(Data records)
□ □ □

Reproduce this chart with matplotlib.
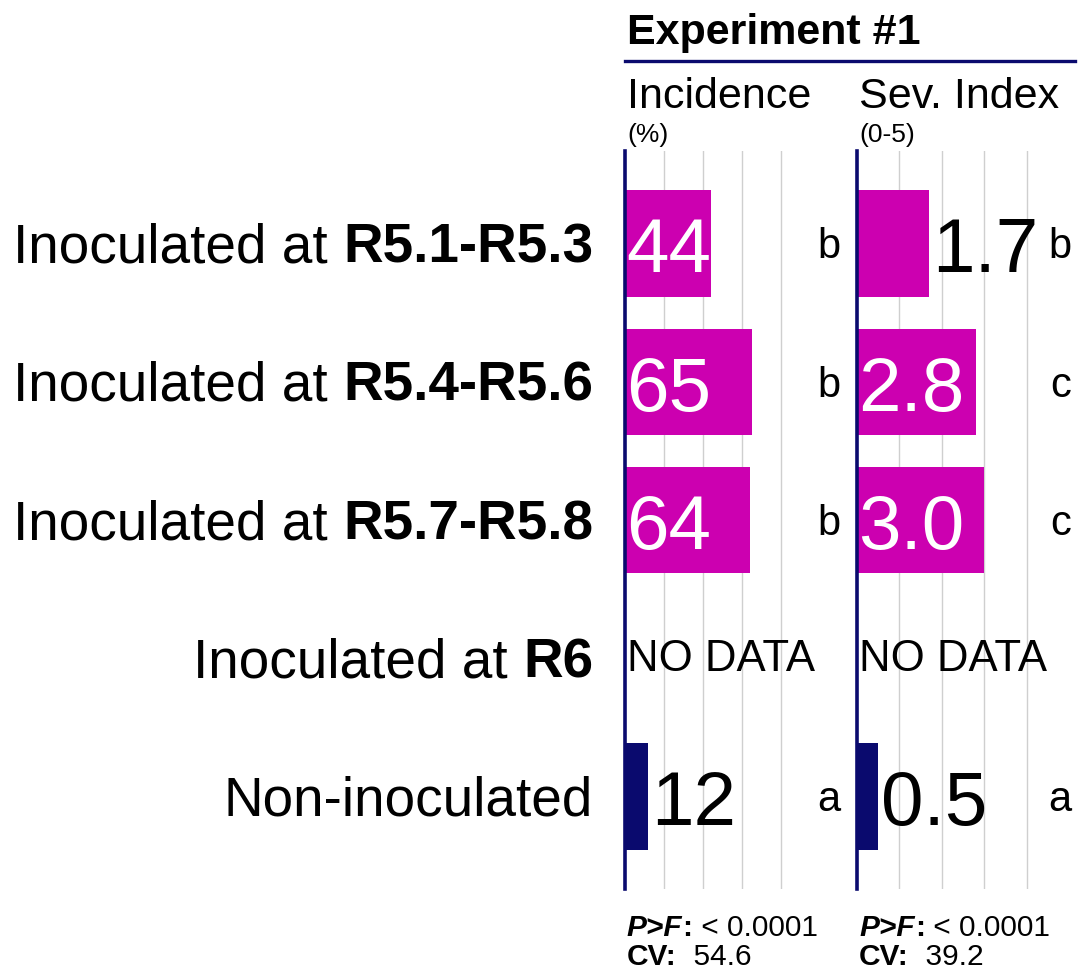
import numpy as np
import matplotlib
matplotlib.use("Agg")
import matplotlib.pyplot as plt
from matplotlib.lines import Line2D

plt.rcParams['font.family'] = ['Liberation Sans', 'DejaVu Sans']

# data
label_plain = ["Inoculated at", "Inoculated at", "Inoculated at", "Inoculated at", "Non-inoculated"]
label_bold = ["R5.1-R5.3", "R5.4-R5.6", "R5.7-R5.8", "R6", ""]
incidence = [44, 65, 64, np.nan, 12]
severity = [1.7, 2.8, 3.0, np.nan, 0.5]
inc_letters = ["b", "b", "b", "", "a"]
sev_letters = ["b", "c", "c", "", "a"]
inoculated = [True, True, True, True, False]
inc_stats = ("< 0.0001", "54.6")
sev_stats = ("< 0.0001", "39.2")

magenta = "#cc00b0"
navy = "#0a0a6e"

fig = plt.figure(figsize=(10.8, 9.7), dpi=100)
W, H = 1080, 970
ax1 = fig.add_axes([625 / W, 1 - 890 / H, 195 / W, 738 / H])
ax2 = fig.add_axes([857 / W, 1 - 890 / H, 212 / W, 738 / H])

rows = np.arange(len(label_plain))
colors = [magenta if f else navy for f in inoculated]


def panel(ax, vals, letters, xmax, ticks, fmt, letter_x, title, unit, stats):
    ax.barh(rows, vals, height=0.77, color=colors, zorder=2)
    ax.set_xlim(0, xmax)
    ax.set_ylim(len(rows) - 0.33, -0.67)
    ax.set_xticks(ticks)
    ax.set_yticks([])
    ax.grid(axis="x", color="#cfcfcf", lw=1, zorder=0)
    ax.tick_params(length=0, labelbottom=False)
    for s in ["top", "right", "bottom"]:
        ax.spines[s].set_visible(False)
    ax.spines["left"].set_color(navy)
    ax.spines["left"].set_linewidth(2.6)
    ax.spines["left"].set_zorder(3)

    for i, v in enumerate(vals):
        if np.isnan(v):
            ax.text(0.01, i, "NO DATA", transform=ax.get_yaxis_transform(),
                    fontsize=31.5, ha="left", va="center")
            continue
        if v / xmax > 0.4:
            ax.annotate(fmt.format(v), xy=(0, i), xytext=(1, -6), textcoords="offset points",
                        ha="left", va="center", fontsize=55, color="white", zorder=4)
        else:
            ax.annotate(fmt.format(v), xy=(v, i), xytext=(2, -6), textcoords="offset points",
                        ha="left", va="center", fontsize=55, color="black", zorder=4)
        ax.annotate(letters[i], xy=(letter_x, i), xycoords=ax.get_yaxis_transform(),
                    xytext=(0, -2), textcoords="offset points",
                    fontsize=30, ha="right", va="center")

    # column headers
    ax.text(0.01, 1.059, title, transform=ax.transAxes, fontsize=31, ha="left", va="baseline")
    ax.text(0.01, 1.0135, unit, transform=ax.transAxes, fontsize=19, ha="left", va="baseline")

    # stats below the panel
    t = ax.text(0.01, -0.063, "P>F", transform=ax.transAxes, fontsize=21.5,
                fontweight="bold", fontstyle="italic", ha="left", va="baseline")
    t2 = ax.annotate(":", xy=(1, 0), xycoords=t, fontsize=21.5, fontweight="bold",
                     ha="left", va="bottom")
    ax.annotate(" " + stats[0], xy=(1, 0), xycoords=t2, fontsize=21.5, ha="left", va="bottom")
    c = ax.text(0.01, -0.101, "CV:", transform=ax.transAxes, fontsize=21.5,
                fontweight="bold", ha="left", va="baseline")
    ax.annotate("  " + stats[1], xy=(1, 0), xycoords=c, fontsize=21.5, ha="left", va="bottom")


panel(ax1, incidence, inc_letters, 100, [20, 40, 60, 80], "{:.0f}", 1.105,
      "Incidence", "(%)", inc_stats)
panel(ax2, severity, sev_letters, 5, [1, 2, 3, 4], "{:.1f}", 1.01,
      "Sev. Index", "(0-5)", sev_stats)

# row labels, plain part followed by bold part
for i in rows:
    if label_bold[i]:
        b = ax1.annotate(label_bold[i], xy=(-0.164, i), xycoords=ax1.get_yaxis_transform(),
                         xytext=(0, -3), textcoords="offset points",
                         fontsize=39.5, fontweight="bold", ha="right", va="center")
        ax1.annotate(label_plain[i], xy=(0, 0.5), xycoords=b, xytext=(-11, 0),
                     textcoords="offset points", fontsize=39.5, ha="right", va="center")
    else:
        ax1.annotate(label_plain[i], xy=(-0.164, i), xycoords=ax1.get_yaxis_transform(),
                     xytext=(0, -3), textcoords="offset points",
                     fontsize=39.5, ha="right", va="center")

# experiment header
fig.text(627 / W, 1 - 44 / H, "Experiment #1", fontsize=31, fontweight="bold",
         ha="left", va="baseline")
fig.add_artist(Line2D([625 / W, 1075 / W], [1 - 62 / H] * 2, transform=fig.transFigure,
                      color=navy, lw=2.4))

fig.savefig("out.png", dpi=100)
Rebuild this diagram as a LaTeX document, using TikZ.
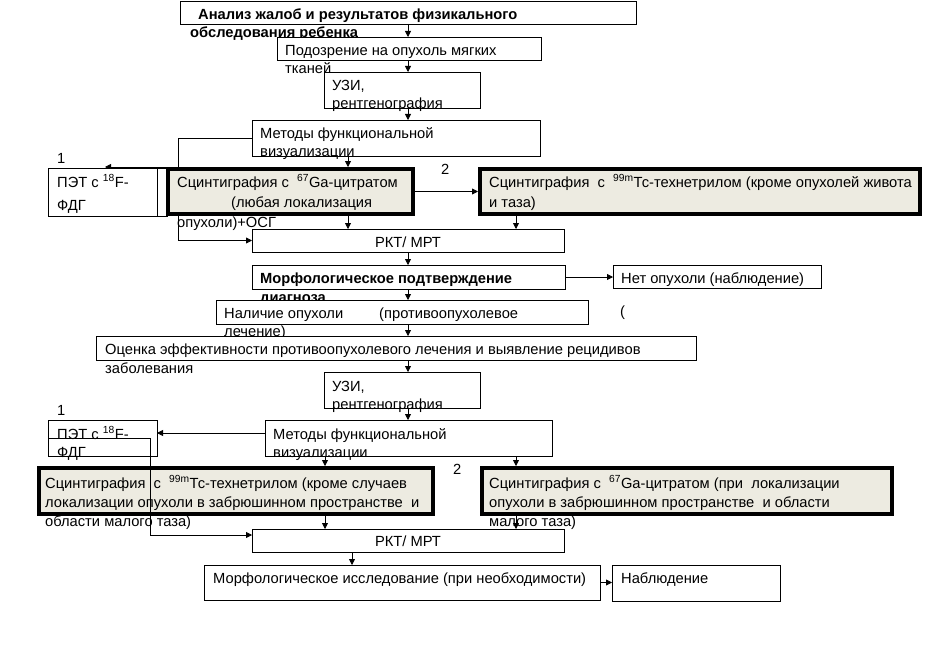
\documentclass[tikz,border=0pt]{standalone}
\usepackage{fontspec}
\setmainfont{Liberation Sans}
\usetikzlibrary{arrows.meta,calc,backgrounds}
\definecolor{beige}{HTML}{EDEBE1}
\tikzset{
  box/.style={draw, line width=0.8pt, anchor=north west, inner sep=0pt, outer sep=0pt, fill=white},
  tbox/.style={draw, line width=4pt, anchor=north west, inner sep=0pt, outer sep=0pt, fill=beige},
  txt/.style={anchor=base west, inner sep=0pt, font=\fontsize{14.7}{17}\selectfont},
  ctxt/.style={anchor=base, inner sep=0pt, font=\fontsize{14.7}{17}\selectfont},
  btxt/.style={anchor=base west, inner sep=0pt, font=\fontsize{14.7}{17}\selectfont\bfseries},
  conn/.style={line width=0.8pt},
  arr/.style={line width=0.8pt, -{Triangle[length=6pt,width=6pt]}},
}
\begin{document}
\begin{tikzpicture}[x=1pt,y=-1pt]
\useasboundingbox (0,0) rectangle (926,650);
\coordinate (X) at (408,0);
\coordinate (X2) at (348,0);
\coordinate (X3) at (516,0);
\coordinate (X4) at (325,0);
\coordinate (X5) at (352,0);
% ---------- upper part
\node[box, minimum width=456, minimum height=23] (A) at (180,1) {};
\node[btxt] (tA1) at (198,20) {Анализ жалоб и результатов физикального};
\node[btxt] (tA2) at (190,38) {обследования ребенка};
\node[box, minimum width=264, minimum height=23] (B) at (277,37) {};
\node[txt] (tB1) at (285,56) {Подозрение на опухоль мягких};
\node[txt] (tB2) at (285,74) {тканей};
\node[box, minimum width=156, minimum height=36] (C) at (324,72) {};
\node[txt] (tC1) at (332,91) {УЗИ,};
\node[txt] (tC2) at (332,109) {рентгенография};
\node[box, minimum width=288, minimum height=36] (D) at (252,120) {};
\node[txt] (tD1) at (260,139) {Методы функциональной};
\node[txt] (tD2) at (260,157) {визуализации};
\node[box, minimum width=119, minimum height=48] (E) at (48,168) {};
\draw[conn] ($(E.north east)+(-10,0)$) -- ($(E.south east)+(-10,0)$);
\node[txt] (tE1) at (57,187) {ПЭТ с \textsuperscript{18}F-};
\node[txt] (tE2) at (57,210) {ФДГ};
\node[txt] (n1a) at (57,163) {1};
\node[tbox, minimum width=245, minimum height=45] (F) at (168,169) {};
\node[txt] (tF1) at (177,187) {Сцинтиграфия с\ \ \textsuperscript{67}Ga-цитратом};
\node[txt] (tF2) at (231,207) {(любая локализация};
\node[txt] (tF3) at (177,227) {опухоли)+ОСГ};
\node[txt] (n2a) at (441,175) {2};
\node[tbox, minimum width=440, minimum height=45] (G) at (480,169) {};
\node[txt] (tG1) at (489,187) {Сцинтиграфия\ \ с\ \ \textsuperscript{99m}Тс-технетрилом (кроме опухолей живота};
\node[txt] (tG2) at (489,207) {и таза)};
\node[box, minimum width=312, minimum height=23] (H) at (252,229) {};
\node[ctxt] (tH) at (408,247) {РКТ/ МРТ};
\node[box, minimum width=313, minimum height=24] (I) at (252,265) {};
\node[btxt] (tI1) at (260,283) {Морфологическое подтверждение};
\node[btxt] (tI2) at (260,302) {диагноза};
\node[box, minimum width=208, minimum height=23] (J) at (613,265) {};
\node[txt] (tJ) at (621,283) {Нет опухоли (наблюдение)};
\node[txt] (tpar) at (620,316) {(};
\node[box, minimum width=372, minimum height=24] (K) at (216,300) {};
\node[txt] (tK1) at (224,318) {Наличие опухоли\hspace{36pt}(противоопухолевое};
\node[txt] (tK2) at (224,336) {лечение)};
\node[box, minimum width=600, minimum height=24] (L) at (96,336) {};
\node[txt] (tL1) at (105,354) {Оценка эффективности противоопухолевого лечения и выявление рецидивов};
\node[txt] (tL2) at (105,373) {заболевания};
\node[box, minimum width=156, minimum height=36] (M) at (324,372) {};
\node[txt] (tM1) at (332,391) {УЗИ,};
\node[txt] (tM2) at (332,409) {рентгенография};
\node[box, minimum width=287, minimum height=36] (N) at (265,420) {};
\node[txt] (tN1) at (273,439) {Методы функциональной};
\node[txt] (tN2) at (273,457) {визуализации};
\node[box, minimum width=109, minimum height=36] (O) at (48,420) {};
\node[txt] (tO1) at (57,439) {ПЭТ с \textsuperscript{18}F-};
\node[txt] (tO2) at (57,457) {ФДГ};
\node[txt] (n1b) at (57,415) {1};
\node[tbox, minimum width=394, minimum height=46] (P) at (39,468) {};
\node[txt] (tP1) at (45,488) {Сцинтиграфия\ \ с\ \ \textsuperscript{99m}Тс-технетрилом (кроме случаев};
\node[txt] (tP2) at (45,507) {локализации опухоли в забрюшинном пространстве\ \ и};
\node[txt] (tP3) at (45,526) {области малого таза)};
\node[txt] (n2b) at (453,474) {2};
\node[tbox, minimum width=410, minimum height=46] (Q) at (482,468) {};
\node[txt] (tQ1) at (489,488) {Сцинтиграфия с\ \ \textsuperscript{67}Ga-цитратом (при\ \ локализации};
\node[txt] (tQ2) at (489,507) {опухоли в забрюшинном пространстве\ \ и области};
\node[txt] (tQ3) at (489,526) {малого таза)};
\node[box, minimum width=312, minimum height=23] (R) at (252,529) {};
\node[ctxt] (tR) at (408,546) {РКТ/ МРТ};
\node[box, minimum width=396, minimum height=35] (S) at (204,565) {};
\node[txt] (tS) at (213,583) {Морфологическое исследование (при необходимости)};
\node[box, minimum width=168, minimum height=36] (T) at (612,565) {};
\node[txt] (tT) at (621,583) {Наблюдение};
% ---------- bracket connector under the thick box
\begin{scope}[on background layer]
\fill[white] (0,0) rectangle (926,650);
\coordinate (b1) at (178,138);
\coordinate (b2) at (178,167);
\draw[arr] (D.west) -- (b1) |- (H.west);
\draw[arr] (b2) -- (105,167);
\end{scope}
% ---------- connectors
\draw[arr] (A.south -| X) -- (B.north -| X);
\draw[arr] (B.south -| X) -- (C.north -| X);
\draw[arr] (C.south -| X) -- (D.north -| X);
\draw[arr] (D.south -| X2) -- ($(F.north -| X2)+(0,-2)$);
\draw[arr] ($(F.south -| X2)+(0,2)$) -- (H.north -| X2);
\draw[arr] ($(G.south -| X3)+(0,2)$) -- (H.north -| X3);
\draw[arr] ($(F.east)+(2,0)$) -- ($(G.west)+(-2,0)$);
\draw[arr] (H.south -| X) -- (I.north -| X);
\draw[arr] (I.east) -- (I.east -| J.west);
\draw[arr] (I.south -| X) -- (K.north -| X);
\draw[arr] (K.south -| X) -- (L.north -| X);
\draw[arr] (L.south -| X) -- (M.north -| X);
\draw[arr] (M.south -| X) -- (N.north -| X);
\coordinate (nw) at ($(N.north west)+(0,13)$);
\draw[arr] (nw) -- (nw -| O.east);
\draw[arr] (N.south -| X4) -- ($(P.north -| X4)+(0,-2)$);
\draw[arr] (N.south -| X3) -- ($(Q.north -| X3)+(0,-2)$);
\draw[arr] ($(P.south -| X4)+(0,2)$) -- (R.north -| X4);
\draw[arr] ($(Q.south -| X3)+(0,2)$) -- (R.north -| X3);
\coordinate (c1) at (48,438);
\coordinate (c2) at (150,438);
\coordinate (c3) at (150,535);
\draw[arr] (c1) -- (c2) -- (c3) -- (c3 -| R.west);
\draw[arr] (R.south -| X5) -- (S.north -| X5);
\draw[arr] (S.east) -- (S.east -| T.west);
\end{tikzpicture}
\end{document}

□ □ □

* WORK TO DO: From the first line above down to the line with "plt.rcParams['font.family'] = ['Liberation", reproduce every line and no others, omitting pictures.

* SOLVED EXERCISE:
Reproduce this chart with matplotlib.
import numpy as np
import matplotlib
matplotlib.use("Agg")
import matplotlib.pyplot as plt
from matplotlib.lines import Line2D

plt.rcParams['font.family'] = ['Liberation Sans', 'DejaVu Sans']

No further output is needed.